__Work required__
Restate word for word the lines of the data below, from the first through the one that has "plt.rcParams['font.family'] = ['Lato', 'DejaVu".
....
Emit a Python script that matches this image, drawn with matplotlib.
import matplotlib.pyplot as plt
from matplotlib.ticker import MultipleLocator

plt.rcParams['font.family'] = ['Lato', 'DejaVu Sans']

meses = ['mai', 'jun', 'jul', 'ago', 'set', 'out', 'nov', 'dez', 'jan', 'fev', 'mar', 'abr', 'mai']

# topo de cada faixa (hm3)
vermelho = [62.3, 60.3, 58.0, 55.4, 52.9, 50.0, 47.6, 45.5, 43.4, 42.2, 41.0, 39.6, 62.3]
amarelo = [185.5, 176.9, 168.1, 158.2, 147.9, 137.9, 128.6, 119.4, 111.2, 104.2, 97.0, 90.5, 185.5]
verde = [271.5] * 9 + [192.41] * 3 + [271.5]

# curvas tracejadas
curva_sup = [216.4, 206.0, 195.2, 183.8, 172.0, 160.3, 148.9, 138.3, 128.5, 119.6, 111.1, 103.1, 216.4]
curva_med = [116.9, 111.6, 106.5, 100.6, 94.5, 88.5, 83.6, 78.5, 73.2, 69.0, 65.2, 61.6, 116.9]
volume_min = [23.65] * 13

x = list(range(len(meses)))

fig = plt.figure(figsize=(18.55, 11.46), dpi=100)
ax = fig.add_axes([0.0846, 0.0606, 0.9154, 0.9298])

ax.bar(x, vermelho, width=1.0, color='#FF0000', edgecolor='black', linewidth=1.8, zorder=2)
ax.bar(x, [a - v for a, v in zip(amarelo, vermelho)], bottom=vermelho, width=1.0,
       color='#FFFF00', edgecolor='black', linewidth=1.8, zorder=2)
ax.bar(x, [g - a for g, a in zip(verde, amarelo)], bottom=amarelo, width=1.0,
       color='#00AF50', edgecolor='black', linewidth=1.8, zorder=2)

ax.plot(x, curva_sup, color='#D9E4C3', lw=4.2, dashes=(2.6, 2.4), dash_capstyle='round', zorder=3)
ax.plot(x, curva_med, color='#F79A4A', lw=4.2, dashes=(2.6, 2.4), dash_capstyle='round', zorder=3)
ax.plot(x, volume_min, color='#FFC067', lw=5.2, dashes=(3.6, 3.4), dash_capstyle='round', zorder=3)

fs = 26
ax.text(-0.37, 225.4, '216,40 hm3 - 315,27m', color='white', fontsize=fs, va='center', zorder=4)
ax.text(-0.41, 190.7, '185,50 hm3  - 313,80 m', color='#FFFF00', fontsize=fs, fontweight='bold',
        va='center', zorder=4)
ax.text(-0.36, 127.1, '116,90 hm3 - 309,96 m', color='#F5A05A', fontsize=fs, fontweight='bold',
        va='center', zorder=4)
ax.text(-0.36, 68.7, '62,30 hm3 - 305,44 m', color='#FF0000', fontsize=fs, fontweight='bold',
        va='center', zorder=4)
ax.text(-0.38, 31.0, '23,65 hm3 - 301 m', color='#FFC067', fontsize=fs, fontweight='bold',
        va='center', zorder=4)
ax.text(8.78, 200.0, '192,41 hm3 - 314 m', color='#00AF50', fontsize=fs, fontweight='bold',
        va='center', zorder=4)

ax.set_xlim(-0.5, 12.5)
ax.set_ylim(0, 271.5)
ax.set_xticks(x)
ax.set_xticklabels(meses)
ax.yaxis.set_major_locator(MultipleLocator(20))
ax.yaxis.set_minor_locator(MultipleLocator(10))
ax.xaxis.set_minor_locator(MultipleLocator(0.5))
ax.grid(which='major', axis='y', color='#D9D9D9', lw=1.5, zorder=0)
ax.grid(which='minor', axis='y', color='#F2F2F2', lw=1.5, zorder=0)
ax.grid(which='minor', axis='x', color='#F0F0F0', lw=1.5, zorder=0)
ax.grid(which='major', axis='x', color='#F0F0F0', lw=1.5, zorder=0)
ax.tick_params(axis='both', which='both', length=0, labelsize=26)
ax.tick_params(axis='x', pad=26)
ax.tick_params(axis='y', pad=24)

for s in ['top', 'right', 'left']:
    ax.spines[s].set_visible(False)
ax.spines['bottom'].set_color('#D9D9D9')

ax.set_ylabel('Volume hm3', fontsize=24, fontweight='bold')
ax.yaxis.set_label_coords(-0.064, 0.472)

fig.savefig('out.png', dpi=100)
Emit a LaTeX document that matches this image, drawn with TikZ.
....
__Exercise response__
Emit a Python script that matches this image, drawn with matplotlib.
import matplotlib.pyplot as plt
from matplotlib.ticker import MultipleLocator

plt.rcParams['font.family'] = ['Lato', 'DejaVu Sans']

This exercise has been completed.